Contrary to modern expectations, Aphrodite didn’t zap Hera into a willowy blonde. Proving that she relied on more than her beauty to bewitch men, Aphrodite provided her subjects with a whole system of love artistry. This “complex, learned discipline” incorporated some of the basic precepts of the Seductive Way.
Of the five separate areas of expertise, the first treated the most elementary: the movements and positions of lovemaking, with special emphasis on the ultimate Greek delicacy,
kelēs,
the female-superior “racehorse.” Second came singing, dancing, cosmetics, and hygiene, then persuasive speech, followed by the more advanced arts of poetry and recitation. Finally, there were the virtuoso psychological skills: empathy, sensitivity, and all the ruses, “wiles and charms of amorous relations.”
To the consternation of the ruling patriarchs, Aphrodite plied her love arts to her heart’s content with impunity. Her seductions were no cheap candlelight and negligee affairs. When she went after a man, such as the shepherd Anchises, she rolled out the big effects. She had the Graces bathe, oil, and perfume her and deck her in operatic finery, a gown “brighter than fire-flesh,” caught at the waist by a belt figured with sexual scenes, and ornamented with fabulous jewelry. Her necklaces, brooches, earrings, and spiral ringlets—their goldenness proclaiming her associations with honey and seminal fluid—shone before the astonished Anchises “like the moon” when she surprised him on the mountaintop.
A shepherd greeted in such circumstances on the wild scarps of Mount Ida required deft handling. Aphrodite, the “weaver of wiles,” did not disappoint. She appeased him with arch flattery, then beguiled him with her golden tongue. Another Scheherazade, she spun an account of herself so colorful, picturesque, and expertly crafted that Anchises listened in rapt fascination. Posing as a virgin princess, she told him she’d been kidnapped by a god to be his bride and accord him honor, riches, and prestige. Filled with “sweet longing” by her words, Anchises bore her to his tent, where she ravished him on a bearskin rug.
At this point Aphrodite, as part of Zeus’s revenge, should have become the shepherd’s love slave. Instead she resumed her divine identity and shot up to the ridgepole of the tent in all her eight-foot glory. The terrified Anchises reacted with the same thrill of terror as his ancestors in the presence of the goddess—with a Grecian difference. Panicked by the specter of female sexual power, he begged not to be castrated. The obliging Aphrodite reassured him, promised him the consolation prize of a heroic son, and rocketed back to Olympus in a blaze of special effects.
Aphrodite foiled Zeus’s attempt to shackle her and thwarted every other patriarchal takedown. When her cuckolded husband, Hephaestos, invented an invisible iron net to capture her flagrante delicto for eternity, her philandering days seemed over.
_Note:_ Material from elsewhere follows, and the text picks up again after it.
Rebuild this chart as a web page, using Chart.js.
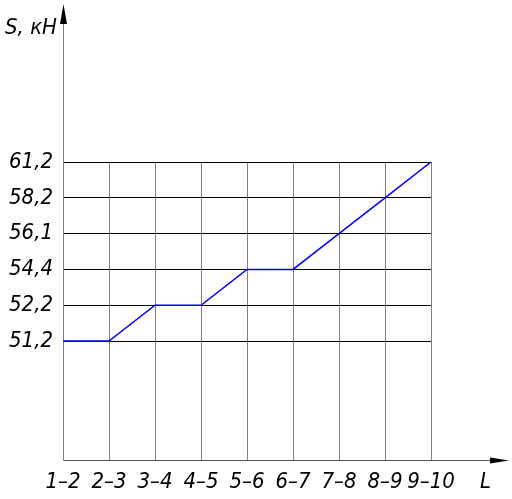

But as soon as the panel of gods saw her in bed with Hermes, they were so overcome with lust they voted to free her. The state proved just as ineffectual in curtailing her power.
Her rites, the most popular in the Mediterranean, proliferated in dozens of forms despite their unofficial, unsanctioned status. All honored different aspects of Aphrodite inherited from past goddesses, with the same riotous abandon to mystical intoxication, revelation, and transfiguration. At one, girls reenacted Inanna’s maturity passage, filing through a tunnel to Aphrodite’s temple with secret objects on their heads. This likely duplicated ceremonies in which the objects were phalluses, and the celebrations, revels with dildos. (The Greeks took female hypersexuality as an unfortunate given and thought it exceeded men’s tenfold.) Another cult restaged the death and annual resurrection of the consort god, Adonis, with the traditional bacchanals afterward.